WHAT THE TASK REQUIRES:
Keep every line where the word "matplotlib" appears; drop the rest.

MATERIAL:

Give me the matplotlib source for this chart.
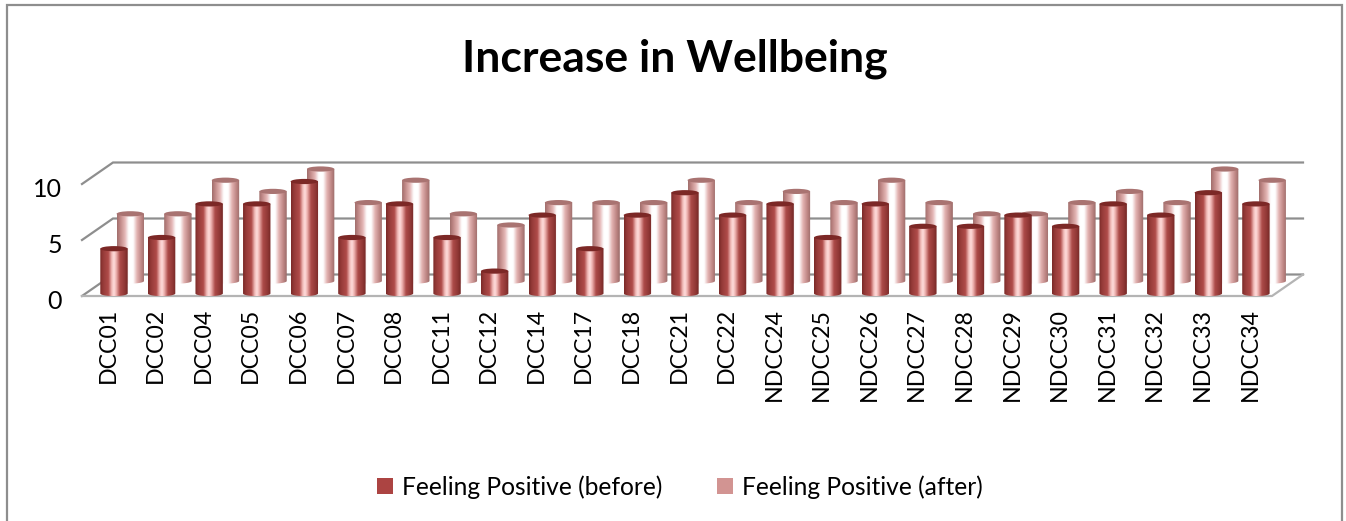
import matplotlib
matplotlib.use("Agg")
import matplotlib.pyplot as plt
import numpy as np
from matplotlib.colors import LinearSegmentedColormap
from matplotlib.patches import Ellipse, Patch, Rectangle
from matplotlib.path import Path
from matplotlib.transforms import ScaledTranslation

categories = ["DCC01","DCC02","DCC04","DCC05","DCC06","DCC07","DCC08","DCC11","DCC12","DCC14",
              "DCC17","DCC18","DCC21","DCC22","NDCC24","NDCC25","NDCC26","NDCC27","NDCC28","NDCC29",
              "NDCC30","NDCC31","NDCC32","NDCC33","NDCC34"]
before = [4,5,8,8,10,5,8,5,2,7,4,7,9,7,8,5,8,6,6,7,6,8,7,9,8]
after = [6,6,9,8,10,7,9,6,5,7,7,7,9,7,8,7,9,7,6,6,7,8,7,10,9]
y_ticks = [0,5,10]

W, H = 1346, 521
plt.rcParams['font.family'] = ['Lato', 'DejaVu Sans']
fig = plt.figure(figsize=(W/100, H/100), dpi=100, facecolor='white')

L, R, T, B = 82, 1272, 184, 296
ax = fig.add_axes([L/W, 1-B/H, (R-L)/W, (B-T)/H])
px = 47.58   # px per category
py = 11.2    # px per value
x0 = 114
xlim = ((L-x0)/px, (R-x0)/px)
ylim = (0, 10)

GRAY = '#8e8e8e'
dx, dy = 31/px, 21.5/py

# floor and walls
for v in y_ticks:
    ax.plot([xlim[0], xlim[0]+dx, xlim[1]+dx], [v, v+dy, v+dy], color=GRAY, lw=1.6,
            clip_on=False, zorder=1, solid_joinstyle='miter')
ax.plot([xlim[0], xlim[1], xlim[1]+dx], [0, 0, dy], color='#b4b4b4', lw=1.6, clip_on=False, zorder=1)

cm_before = LinearSegmentedColormap.from_list('b', [
    (0.00, '#7a2a28'), (0.10, '#943a38'), (0.30, '#b04c4a'), (0.42, '#f2bcba'),
    (0.50, '#ffdedd'), (0.58, '#efb4b2'), (0.72, '#ab4a48'), (0.88, '#923836'), (1.00, '#742826')])
cm_after = LinearSegmentedColormap.from_list('a', [
    (0.00, '#a06e6c'), (0.10, '#bd8583'), (0.28, '#e4b6b5'), (0.42, '#ffffff'),
    (0.58, '#ffffff'), (0.72, '#e2b2b1'), (0.88, '#bd8583'), (1.00, '#9a6a68')])

hw = 13.7/px
ry = 2.6/py
grad = np.linspace(0, 1, 128).reshape(1, -1)

def cylinder(xc, base, height, cmap, top_color, z):
    top = base + height
    t = np.linspace(0, np.pi, 30)
    xs = np.r_[xc-hw, xc-hw*np.cos(t), xc+hw, xc-hw]
    ys = np.r_[top, base-ry*np.sin(t), top, top]
    im = ax.imshow(grad, extent=[xc-hw, xc+hw, base-ry, top], cmap=cmap, aspect='auto',
                   interpolation='bilinear', zorder=z)
    im.set_clip_box(fig.bbox)
    im.set_clip_path(Path(np.c_[xs, ys]), transform=ax.transData)
    ax.add_patch(Ellipse((xc, top), 2*hw, 2*ry, facecolor=top_color, edgecolor='none',
                         zorder=z+0.01, clip_on=False))

x = np.arange(len(categories))
for i, v in enumerate(after):
    cylinder(i+16.3/px, 15/py, v, cm_after, '#a97371', 2+i*0.05)
for i, v in enumerate(before):
    cylinder(i, 2.5/py, v, cm_before, '#7c2826', 4+i*0.05)

ax.set_xlim(*xlim)
ax.set_ylim(*ylim)
ax.set_xticks(x, categories, rotation=90, fontsize=16.7, color='black')
ax.set_yticks(y_ticks, [str(v) for v in y_ticks], fontsize=18, color='black')
ax.tick_params(axis='x', length=0, pad=8.5)
ax.tick_params(axis='y', length=0, pad=14.5)
shift_x = ScaledTranslation(-6/100, 0, fig.dpi_scale_trans)
shift_y = ScaledTranslation(0, -3.5/100, fig.dpi_scale_trans)
for lab in ax.get_xticklabels():
    lab.set_transform(lab.get_transform() + shift_x)
for lab in ax.get_yticklabels():
    lab.set_transform(lab.get_transform() + shift_y)
for s in ax.spines.values():
    s.set_visible(False)
ax.patch.set_alpha(0)

fig.text(675/W, 1-59/H, "Increase in Wellbeing", ha='center', va='center',
         fontsize=32, fontweight='bold', color='black')

fig.legend(handles=[Patch(facecolor='#ac4442', label='Feeling Positive (before)'),
                    Patch(facecolor='#d29492', label='Feeling Positive (after)')],
           loc='center', bbox_to_anchor=(680/W, 1-487/H), ncol=2, frameon=False,
           fontsize=17.7, handlelength=0.66, handleheight=0.66, handletextpad=0.38, columnspacing=2.2)

fig.add_artist(Rectangle((7/W, -0.02), (1342-7)/W, 1.02-5/H, transform=fig.transFigure,
                         fill=False, edgecolor='#8e8e8e', lw=1.6))

fig.savefig('out.png', dpi=100)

RESPONSE TO THE EXERCISE:
Give me the matplotlib source for this chart.
import matplotlib
matplotlib.use("Agg")
import matplotlib.pyplot as plt
from matplotlib.colors import LinearSegmentedColormap
from matplotlib.patches import Ellipse, Patch, Rectangle
from matplotlib.path import Path
from matplotlib.transforms import ScaledTranslation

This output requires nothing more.